**Task requirements**
Take the lines from the head of the listing through the one bearing "296, 282, 268, 250, 225, 160, 80, 0]" and copy them exactly, leaving every picture out.

╔══

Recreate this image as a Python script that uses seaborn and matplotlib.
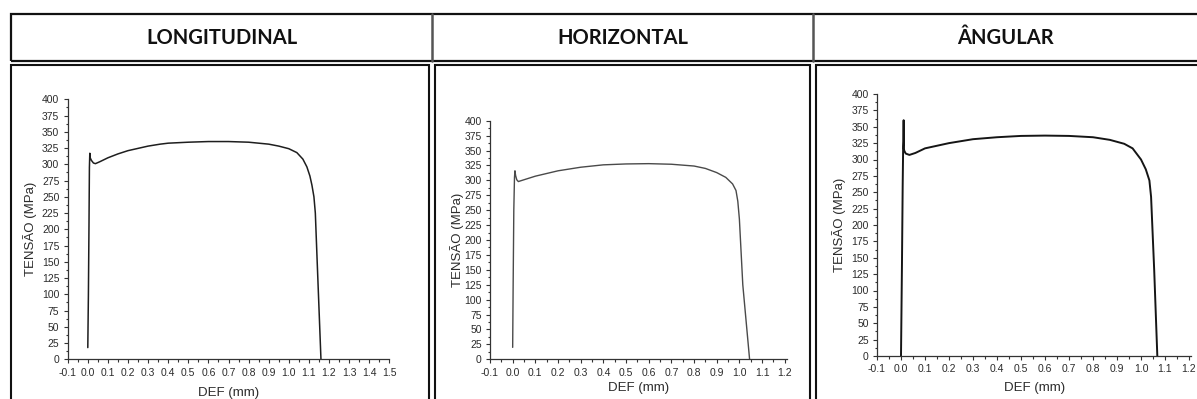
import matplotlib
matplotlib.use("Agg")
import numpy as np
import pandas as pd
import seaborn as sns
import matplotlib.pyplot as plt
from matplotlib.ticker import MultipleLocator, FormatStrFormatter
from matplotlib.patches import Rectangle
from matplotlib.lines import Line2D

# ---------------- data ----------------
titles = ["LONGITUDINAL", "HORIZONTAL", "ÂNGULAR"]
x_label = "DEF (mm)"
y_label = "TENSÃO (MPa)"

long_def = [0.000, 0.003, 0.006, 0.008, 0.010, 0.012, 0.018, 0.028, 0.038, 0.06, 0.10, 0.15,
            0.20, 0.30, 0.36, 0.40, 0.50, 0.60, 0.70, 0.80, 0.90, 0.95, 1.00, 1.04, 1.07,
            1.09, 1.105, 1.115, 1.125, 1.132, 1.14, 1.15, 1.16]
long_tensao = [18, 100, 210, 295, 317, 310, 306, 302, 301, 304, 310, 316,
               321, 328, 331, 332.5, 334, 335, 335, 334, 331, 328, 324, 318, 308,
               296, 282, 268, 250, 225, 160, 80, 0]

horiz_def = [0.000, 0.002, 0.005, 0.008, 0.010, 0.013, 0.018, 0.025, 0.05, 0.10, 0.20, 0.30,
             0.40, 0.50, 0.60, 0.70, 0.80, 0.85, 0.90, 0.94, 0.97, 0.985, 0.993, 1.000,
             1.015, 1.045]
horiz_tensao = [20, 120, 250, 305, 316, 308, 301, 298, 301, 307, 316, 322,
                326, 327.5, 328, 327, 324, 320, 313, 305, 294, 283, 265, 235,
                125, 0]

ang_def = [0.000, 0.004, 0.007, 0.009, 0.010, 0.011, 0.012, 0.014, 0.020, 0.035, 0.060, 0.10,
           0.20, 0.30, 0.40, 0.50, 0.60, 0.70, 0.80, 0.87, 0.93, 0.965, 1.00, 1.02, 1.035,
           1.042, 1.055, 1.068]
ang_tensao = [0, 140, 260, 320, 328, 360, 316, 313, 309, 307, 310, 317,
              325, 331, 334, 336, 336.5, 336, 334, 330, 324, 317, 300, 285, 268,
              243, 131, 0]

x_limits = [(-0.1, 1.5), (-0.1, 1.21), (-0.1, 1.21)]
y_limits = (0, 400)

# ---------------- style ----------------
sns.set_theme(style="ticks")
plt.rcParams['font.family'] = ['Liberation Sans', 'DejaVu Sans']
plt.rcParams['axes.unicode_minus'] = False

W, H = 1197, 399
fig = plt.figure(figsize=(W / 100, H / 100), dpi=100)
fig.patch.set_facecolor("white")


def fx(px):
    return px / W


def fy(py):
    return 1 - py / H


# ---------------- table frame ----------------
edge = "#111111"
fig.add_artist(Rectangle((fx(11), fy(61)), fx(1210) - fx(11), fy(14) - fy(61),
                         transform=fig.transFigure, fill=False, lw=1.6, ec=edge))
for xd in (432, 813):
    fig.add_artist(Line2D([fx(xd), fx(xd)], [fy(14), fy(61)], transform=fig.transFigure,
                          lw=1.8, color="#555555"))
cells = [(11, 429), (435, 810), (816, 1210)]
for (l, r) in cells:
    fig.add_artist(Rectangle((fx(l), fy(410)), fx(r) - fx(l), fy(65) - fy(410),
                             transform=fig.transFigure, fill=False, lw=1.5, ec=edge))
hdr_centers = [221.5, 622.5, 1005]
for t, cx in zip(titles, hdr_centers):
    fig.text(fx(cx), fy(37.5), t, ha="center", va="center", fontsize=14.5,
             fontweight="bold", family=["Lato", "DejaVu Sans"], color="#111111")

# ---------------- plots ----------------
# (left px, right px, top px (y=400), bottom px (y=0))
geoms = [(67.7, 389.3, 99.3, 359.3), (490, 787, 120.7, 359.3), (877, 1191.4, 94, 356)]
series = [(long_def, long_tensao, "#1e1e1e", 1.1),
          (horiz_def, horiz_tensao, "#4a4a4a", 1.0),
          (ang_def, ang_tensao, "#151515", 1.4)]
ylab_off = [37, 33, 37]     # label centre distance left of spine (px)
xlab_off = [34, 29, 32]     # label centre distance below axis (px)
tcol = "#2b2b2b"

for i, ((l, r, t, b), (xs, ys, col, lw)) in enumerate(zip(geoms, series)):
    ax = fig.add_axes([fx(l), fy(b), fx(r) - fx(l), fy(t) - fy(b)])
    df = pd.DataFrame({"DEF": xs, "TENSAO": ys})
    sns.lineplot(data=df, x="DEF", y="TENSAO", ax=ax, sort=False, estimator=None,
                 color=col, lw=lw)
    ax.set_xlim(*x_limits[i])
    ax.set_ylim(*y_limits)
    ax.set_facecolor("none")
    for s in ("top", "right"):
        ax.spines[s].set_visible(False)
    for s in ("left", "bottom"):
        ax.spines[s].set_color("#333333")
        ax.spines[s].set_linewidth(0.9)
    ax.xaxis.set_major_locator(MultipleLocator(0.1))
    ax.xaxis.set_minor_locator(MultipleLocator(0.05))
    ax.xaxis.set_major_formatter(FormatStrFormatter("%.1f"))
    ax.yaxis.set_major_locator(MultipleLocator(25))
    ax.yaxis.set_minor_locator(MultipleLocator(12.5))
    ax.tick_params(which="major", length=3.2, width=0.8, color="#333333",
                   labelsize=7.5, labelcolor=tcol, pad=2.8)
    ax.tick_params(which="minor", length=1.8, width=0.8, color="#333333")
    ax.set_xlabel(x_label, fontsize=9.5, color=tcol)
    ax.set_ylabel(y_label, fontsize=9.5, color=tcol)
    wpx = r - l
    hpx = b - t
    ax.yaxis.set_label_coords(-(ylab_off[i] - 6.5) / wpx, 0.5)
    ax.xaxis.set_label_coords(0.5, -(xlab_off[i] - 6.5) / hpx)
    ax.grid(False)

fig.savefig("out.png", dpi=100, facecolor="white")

╚══

**Response to the exercise**
Recreate this image as a Python script that uses seaborn and matplotlib.
import matplotlib
matplotlib.use("Agg")
import numpy as np
import pandas as pd
import seaborn as sns
import matplotlib.pyplot as plt
from matplotlib.ticker import MultipleLocator, FormatStrFormatter
from matplotlib.patches import Rectangle
from matplotlib.lines import Line2D

# ---------------- data ----------------
titles = ["LONGITUDINAL", "HORIZONTAL", "ÂNGULAR"]
x_label = "DEF (mm)"
y_label = "TENSÃO (MPa)"

long_def = [0.000, 0.003, 0.006, 0.008, 0.010, 0.012, 0.018, 0.028, 0.038, 0.06, 0.10, 0.15,
            0.20, 0.30, 0.36, 0.40, 0.50, 0.60, 0.70, 0.80, 0.90, 0.95, 1.00, 1.04, 1.07,
            1.09, 1.105, 1.115, 1.125, 1.132, 1.14, 1.15, 1.16]
long_tensao = [18, 100, 210, 295, 317, 310, 306, 302, 301, 304, 310, 316,
               321, 328, 331, 332.5, 334, 335, 335, 334, 331, 328, 324, 318, 308,
               296, 282, 268, 250, 225, 160, 80, 0]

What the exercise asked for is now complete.